DATA EXCERPT.
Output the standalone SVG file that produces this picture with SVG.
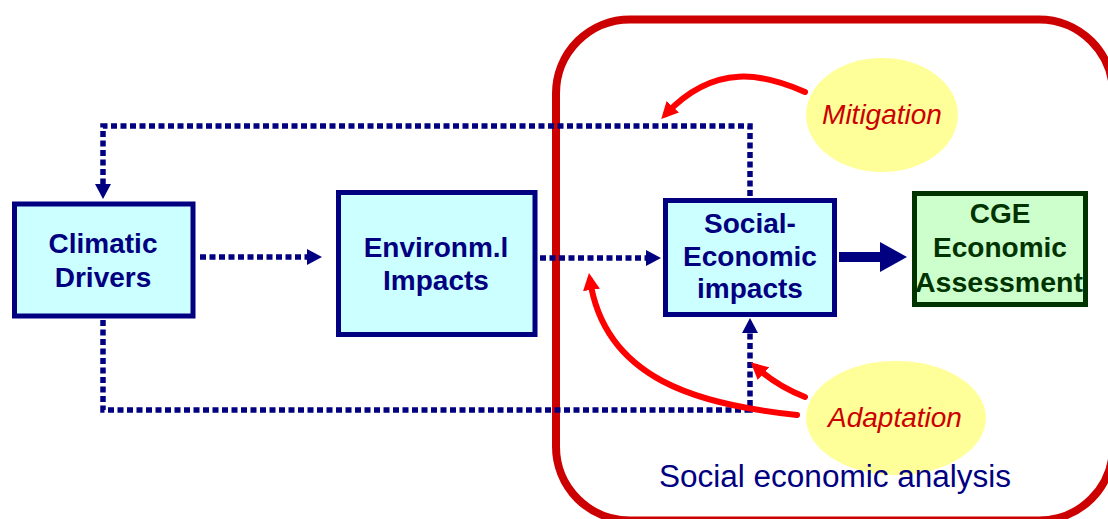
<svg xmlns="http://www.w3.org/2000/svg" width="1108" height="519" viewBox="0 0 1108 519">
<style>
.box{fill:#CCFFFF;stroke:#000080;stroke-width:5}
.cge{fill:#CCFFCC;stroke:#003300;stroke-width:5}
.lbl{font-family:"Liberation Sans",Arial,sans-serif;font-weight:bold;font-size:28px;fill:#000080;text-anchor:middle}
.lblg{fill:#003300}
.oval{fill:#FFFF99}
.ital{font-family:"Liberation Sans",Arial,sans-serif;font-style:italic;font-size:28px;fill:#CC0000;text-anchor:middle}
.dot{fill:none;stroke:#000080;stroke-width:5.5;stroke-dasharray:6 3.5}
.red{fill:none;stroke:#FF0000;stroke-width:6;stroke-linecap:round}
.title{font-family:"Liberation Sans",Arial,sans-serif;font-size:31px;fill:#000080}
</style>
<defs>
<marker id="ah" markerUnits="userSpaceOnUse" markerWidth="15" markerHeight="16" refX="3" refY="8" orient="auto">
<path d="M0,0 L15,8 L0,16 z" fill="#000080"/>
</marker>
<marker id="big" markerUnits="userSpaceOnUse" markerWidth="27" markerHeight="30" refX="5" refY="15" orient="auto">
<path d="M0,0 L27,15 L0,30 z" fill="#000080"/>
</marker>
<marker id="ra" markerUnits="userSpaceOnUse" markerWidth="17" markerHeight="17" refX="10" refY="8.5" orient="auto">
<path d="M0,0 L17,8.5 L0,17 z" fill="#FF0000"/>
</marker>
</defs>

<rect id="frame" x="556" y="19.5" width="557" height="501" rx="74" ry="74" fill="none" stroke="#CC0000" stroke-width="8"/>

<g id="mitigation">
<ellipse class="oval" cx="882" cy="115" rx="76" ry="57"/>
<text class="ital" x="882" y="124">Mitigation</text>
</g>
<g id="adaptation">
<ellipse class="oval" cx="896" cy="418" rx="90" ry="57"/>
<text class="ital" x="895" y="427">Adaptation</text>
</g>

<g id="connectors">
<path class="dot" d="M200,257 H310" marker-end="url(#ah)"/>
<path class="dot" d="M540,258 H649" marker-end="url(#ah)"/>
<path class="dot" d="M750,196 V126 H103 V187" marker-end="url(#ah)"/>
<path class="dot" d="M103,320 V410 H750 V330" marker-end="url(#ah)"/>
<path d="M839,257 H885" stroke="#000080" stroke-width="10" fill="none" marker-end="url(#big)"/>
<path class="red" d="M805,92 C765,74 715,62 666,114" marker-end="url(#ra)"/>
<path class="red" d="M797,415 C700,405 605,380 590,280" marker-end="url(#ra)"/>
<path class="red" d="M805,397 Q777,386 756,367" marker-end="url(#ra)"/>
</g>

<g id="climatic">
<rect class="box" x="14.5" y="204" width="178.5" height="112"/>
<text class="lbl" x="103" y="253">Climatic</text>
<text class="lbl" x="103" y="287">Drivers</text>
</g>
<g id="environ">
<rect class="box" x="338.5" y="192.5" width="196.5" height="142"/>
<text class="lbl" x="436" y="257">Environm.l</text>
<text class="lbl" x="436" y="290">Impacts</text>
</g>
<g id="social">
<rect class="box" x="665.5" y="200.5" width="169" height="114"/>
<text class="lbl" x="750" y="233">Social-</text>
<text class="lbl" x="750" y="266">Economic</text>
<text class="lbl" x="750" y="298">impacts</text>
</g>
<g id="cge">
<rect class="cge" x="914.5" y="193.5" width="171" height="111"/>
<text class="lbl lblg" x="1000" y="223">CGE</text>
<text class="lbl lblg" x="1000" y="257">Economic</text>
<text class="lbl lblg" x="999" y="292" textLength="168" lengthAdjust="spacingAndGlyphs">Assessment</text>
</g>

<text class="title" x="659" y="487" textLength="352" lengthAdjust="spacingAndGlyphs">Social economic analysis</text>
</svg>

STATED PROBLEM.
Copy the whole listing above word for word but do not carry over the pictures.

RESULT OF THIS TASK.
Output the standalone SVG file that produces this picture with SVG.
<svg xmlns="http://www.w3.org/2000/svg" width="1108" height="519" viewBox="0 0 1108 519">
<style>
.box{fill:#CCFFFF;stroke:#000080;stroke-width:5}
.cge{fill:#CCFFCC;stroke:#003300;stroke-width:5}
.lbl{font-family:"Liberation Sans",Arial,sans-serif;font-weight:bold;font-size:28px;fill:#000080;text-anchor:middle}
.lblg{fill:#003300}
.oval{fill:#FFFF99}
.ital{font-family:"Liberation Sans",Arial,sans-serif;font-style:italic;font-size:28px;fill:#CC0000;text-anchor:middle}
.dot{fill:none;stroke:#000080;stroke-width:5.5;stroke-dasharray:6 3.5}
.red{fill:none;stroke:#FF0000;stroke-width:6;stroke-linecap:round}
.title{font-family:"Liberation Sans",Arial,sans-serif;font-size:31px;fill:#000080}
</style>
<defs>
<marker id="ah" markerUnits="userSpaceOnUse" markerWidth="15" markerHeight="16" refX="3" refY="8" orient="auto">
<path d="M0,0 L15,8 L0,16 z" fill="#000080"/>
</marker>
<marker id="big" markerUnits="userSpaceOnUse" markerWidth="27" markerHeight="30" refX="5" refY="15" orient="auto">
<path d="M0,0 L27,15 L0,30 z" fill="#000080"/>
</marker>
<marker id="ra" markerUnits="userSpaceOnUse" markerWidth="17" markerHeight="17" refX="10" refY="8.5" orient="auto">
<path d="M0,0 L17,8.5 L0,17 z" fill="#FF0000"/>
</marker>
</defs>

<rect id="frame" x="556" y="19.5" width="557" height="501" rx="74" ry="74" fill="none" stroke="#CC0000" stroke-width="8"/>

<g id="mitigation">
<ellipse class="oval" cx="882" cy="115" rx="76" ry="57"/>
<text class="ital" x="882" y="124">Mitigation</text>
</g>
<g id="adaptation">
<ellipse class="oval" cx="896" cy="418" rx="90" ry="57"/>
<text class="ital" x="895" y="427">Adaptation</text>
</g>

<g id="connectors">
<path class="dot" d="M200,257 H310" marker-end="url(#ah)"/>
<path class="dot" d="M540,258 H649" marker-end="url(#ah)"/>
<path class="dot" d="M750,196 V126 H103 V187" marker-end="url(#ah)"/>
<path class="dot" d="M103,320 V410 H750 V330" marker-end="url(#ah)"/>
<path d="M839,257 H885" stroke="#000080" stroke-width="10" fill="none" marker-end="url(#big)"/>
<path class="red" d="M805,92 C765,74 715,62 666,114" marker-end="url(#ra)"/>
<path class="red" d="M797,415 C700,405 605,380 590,280" marker-end="url(#ra)"/>
<path class="red" d="M805,397 Q777,386 756,367" marker-end="url(#ra)"/>
</g>

<g id="climatic">
<rect class="box" x="14.5" y="204" width="178.5" height="112"/>
<text class="lbl" x="103" y="253">Climatic</text>
<text class="lbl" x="103" y="287">Drivers</text>
</g>
<g id="environ">
<rect class="box" x="338.5" y="192.5" width="196.5" height="142"/>
<text class="lbl" x="436" y="257">Environm.l</text>
<text class="lbl" x="436" y="290">Impacts</text>
</g>
<g id="social">
<rect class="box" x="665.5" y="200.5" width="169" height="114"/>
<text class="lbl" x="750" y="233">Social-</text>
<text class="lbl" x="750" y="266">Economic</text>
<text class="lbl" x="750" y="298">impacts</text>
</g>
<g id="cge">
<rect class="cge" x="914.5" y="193.5" width="171" height="111"/>
<text class="lbl lblg" x="1000" y="223">CGE</text>
<text class="lbl lblg" x="1000" y="257">Economic</text>
<text class="lbl lblg" x="999" y="292" textLength="168" lengthAdjust="spacingAndGlyphs">Assessment</text>
</g>

<text class="title" x="659" y="487" textLength="352" lengthAdjust="spacingAndGlyphs">Social economic analysis</text>
</svg>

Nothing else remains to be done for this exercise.